The first thing to know about mentorship is that it is hard work, which not everyone may be in a position to do. Mentorship involves emotional labor because, more often than not, the support that mentors provide involves listening and understanding what our mentees struggle with, and offering guidance tailored to their experience. Real mentorship builds a relationship over time. Chatting with someone and giving them advice a couple of times can help, but productive mentorship needs to be a longer commitment.
The second thing to know about mentoring is that those who belong to underrepresented groups often feel like they do not belong. Again, it’s a feeling – hence the emotional labor. It has nothing to do with their talent or capacity for work. The world around them is constantly telling them that they are not good enough, that they have to like the “right” kinds of games and behave in a specific “gamer” way in order to “fit the culture,” and even when they do, they may remain invisible and still be shut out. This also means they feel they cannot be themselves, but rather follow someone else’s script. It can take a toll on their mental health. It also leads to almost unshakeable impostor syndrome, and makes them more likely to quit.
People from underrepresented groups have to do a lot of extra work in order to prove their worth. You may have heard the phrase that Ginger Rogers had to do the same as Fred Astaire but backwards and in high heels. That’s true of most people in underrepresented groups. The impostor syndrome is exacerbated by the fact that they are held to standards well above the average, which require extra effort and commitment to achieve.
The higher standards to which they’re usually held are also due to implicit biases that we all have – even people who think of themselves as progressive intellectuals fall into these traps. White men tend to be regarded more positively, and their faults are also more often forgiven – their threshold for making mistakes is way higher, whereas if a woman / BIPOC / LGBTQ+ slips a bit it’s often catastrophic and regarded as evidence that they cannot do the job.

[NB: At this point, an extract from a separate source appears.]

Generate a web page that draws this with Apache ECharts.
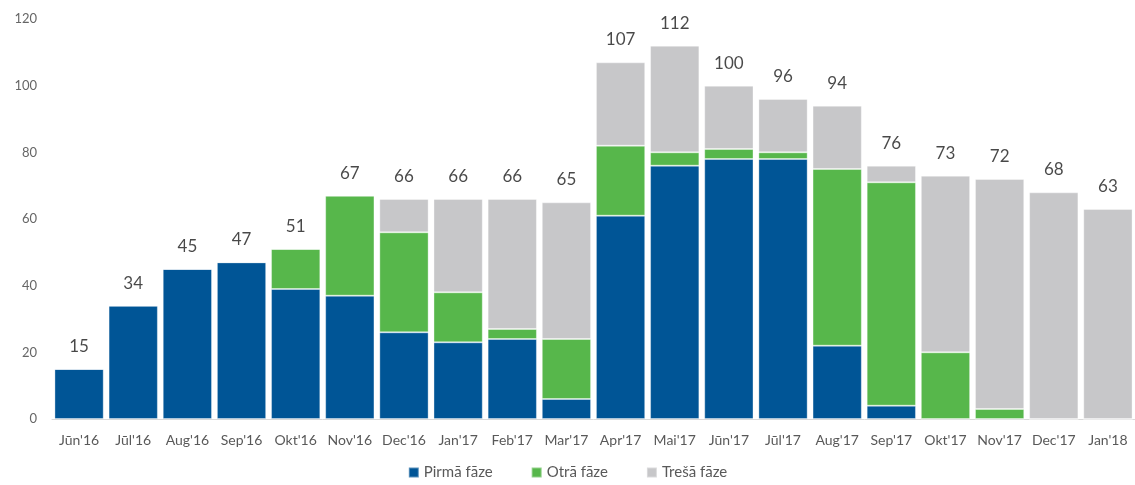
<!DOCTYPE html>
<html><head><meta charset="utf-8">
<script src="https://cdn.jsdelivr.net/npm/echarts@6/dist/echarts.min.js"></script>
<style>html,body{margin:0;padding:0;background:#fff}#c{width:1135px;height:485px}</style>
</head><body><div id="c"></div>
<script>
const categories = ["Jūn'16","Jūl'16","Aug'16","Sep'16","Okt'16","Nov'16","Dec'16","Jan'17","Feb'17","Mar'17","Apr'17","Mai'17","Jūn'17","Jūl'17","Aug'17","Sep'17","Okt'17","Nov'17","Dec'17","Jan'18"];
const pirma = [15,34,45,47,39,37,26,23,24,6,61,76,78,78,22,4,0,0,0,0];
const otra  = [0,0,0,0,12,30,30,15,3,18,21,4,3,2,53,67,20,3,0,0];
const tresa = [0,0,0,0,0,0,10,28,39,41,25,32,19,16,19,5,53,69,68,63];
const totals = [15,34,45,47,51,67,66,66,66,65,107,112,100,96,94,76,73,72,68,63];
const yTicks = [0,20,40,60,80,100,120];
const seriesNames = ["Pirmā fāze","Otrā fāze","Trešā fāze"];

const font = 'Lato, "Open Sans", sans-serif';
const chart = echarts.init(document.getElementById('c'));
const border = {borderColor:'rgba(255,255,255,0.35)', borderWidth:1};
chart.setOption({
  animation:false,
  textStyle:{fontFamily:font},
  grid:{left:52,right:-2,top:19,bottom:66},
  legend:{data:seriesNames, bottom:0, left:'center', itemWidth:10, itemHeight:10, itemGap:38, icon:'rect',
    textStyle:{color:'#595959', fontSize:15, fontFamily:font}},
  xAxis:{type:'category', data:categories,
    axisLine:{lineStyle:{color:'#d9d9d9', width:1}}, axisTick:{show:false},
    axisLabel:{color:'#595959', fontSize:14, margin:14, interval:0, fontFamily:font}},
  yAxis:{type:'value', min:0, max:120, interval:20,
    splitLine:{show:false}, axisLine:{show:false}, axisTick:{show:false},
    axisLabel:{color:'#666', fontSize:13, margin:15, fontFamily:font,
      formatter:v=> yTicks.includes(v)? String(v):''}},
  series:[
    {name:seriesNames[0], type:'bar', stack:'a', data:pirma, barCategoryGap:'9%', itemStyle:Object.assign({color:'#005596'},border)},
    {name:seriesNames[1], type:'bar', stack:'a', data:otra, itemStyle:Object.assign({color:'#57B74B'},border)},
    {name:seriesNames[2], type:'bar', stack:'a', data:tresa, itemStyle:Object.assign({color:'#C7C7C9'},border)},
    {name:'Kopā', type:'scatter', data:totals, symbolSize:0, silent:true,
      label:{show:true, position:'top', distance:14, color:'#1a1a1a', fontSize:17, fontFamily:font}}
  ]
});
</script></body></html>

Your potential mentees have to prove their merits, but meritocracy is a myth that elites invoke to keep their privilege. “Merit” involves having access to specific groups and knowledge, which are often selective and (surprise!) not diverse at all, so the vicious circle keeps going. Factors that can provide an advantage are being able to attend a renowned school, living in or near a city that grants access to meetups where they can forge social relationships in person, developing a specific taste that allows you to connect with like-minded people. Having access to games and a computer to make them is a form of gatekeeping – not everyone can buy games at full price on release date to be part of the current discourse or buy a high-end PC, for example.
Is there a solution?
The lack of diversity is a very difficult problem, and we’re not going to solve it in a few months, even if we have the best of intentions. But we cannot stand idle. So here are some suggestions that may work for you and your (future or current) mentees:
- First of all, a bit of self-reflection. Check your own biases. Yes, this part hurts. But it’s for a good cause.

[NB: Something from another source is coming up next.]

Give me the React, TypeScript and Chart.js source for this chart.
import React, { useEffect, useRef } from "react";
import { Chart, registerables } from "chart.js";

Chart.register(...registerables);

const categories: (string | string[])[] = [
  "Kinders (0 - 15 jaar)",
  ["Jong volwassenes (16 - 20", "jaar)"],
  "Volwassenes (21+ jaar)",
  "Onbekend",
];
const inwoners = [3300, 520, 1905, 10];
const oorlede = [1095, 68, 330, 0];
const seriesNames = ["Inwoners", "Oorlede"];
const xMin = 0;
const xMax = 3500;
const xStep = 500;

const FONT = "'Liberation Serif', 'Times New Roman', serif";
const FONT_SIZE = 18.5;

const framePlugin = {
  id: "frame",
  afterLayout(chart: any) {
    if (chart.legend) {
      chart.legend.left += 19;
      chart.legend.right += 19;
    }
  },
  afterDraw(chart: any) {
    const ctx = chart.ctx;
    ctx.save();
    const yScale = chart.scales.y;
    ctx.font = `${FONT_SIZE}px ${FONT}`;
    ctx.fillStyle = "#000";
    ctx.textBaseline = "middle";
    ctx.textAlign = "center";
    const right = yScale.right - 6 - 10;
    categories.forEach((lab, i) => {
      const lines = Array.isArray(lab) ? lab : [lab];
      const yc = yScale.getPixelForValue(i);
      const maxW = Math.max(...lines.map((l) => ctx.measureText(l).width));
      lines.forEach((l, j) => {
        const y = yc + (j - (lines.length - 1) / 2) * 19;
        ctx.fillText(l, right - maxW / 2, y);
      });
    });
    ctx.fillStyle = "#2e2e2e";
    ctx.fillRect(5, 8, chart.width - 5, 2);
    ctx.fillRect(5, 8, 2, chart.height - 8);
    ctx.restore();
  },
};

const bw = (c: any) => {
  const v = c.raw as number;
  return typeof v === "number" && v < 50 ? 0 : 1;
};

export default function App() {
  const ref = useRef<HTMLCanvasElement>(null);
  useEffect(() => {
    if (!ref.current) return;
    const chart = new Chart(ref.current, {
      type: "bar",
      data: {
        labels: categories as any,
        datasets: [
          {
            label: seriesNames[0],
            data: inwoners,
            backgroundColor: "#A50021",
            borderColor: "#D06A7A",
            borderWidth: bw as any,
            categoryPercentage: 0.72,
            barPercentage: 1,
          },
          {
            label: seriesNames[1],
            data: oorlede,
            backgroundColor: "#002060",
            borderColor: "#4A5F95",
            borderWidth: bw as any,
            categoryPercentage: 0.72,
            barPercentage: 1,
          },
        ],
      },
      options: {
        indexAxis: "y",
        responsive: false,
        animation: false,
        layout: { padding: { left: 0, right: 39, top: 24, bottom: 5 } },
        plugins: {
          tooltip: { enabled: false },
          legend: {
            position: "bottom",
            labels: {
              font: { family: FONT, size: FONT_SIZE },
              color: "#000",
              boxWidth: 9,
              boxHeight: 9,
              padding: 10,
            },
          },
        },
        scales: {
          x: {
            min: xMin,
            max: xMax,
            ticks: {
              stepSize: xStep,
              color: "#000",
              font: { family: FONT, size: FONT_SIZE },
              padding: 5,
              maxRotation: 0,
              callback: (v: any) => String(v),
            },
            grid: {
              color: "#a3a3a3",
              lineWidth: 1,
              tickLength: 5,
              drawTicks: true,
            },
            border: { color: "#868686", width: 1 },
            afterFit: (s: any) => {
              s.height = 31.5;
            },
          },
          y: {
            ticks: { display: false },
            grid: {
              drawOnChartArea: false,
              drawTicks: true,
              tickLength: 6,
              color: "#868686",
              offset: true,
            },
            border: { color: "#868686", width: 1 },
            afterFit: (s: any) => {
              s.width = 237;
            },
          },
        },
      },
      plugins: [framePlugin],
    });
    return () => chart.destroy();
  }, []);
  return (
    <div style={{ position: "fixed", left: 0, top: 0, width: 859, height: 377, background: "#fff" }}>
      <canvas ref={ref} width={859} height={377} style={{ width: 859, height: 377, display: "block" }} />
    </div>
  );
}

- Who are you giving preferential treatment? Why are you doing it? How diverse are they? In an educational setting, students can tell who is getting extra help and guidance – and people of underrepresented groups can tell it’s usually not them.
- Of your mentees, who has been successful? Who has fallen through the cracks?
- Those who fell through the cracks, is it because they were not committed or talented? Was it financial? Mental health issues? Is there anything that you could have done to improve the situation? Would a white cisgendered male have eventually been given a pass in the same situation?
- Offer yourself as a mentor, seeking spaces that may bring you into contact to underrepresented groups. Post it on your social media; if you’re an educator, reach out to students. Make yourself visible. Find groups that are looking for mentors, or team up with other mentors. The hardest part of this is that these potential mentees are less likely to ask for help / mentorship – remember, they are told they do not belong. But forcing yourself to mentor someone is definitely not the best way to make them trust you, particularly if you hold some sort of privilege (e. g. being white / male / cisgendered / in a situation of power). And trust is the foundation of mentorship.
- When you mentor, listen to and try to understand your mentee. Acknowledge who they are, what they want, and what is getting in the way. One of the main reasons some people give up on their studies / careers is feeling that they are not listened to. Taking a moment to say “Let me see if I understand…” is a basic exercise to connect with your mentee, get them to know better, and get to know them as people and artists.
- Reach out regularly once you’ve established a connection. As I said, this takes work. And again, your mentees are less likely to ask for help. So remind them you’re there. Calendar reminders, recurring items in your to do list, are easy ways to remind you and check the last time you talked to them.
- Fight for your mentee. Show their worth to others. Send them job ads. You may be in a position where others are more likely to listen to you than your mentee, have access to contacts and information that they don’t. This is all work beyond meeting with them.
- Provide constructive feedback. One of the main obstacles to keep underrepresented groups in games is that they often feel they don’t have the talent or skills, as part of the false meritocracy that rules the industry and academia. Feedback needs to be honest, because they’re learning and that’s why you’re helping them. But feedback that just points at what they do wrong without offering solutions or support does not help, and reinforces the sense that they do not belong. So when giving feedback, remember to:
- highlight what they’re doing right. Remind them what they’re good at.
- point them to how to make it better, if there’s something that they’re struggle with, or can be improved. Provide them with references (web links, video tutorials, articles, books if they can afford them).
- Teach them the invisible rules (if you know them). One of the things that prevent people from thriving in specific industries and groups is not knowing the etiquette of a group, from social expectations to creative standards. This is another very challenging problem, first of all, because as a mentor you may not be aware of what they are. Maybe because you take them for granted, or maybe because you’re also part of the underrepresented group. The main challenge is mentees may feel like they have to change their behavior and who they are in order to adhere to those “invisible rules,” which are not explicit or easy to formulate, because their invisibility and haziness is what helps excluding others. Help them understand that these are arbitrary rules, that change from place to place (e.g. AAA vs casual vs indie; North America vs Europe); the balance they need to find is how to operate within those invisible rules while still being true to themselves.
These are just a few points – many come from having had great mentors and really terrible ones. I could have fallen through the cracks many times, so a lot of this comes from my experience as a recipient. It also comes from working with students; now that I’m in a relative position of privilege, I’m trying to do the work. I cannot claim I have figured things out, but I’m trying my damnedest to change the world, one bit at a time.
Thanks to my colleague Naomi Clark for her feedback on this article.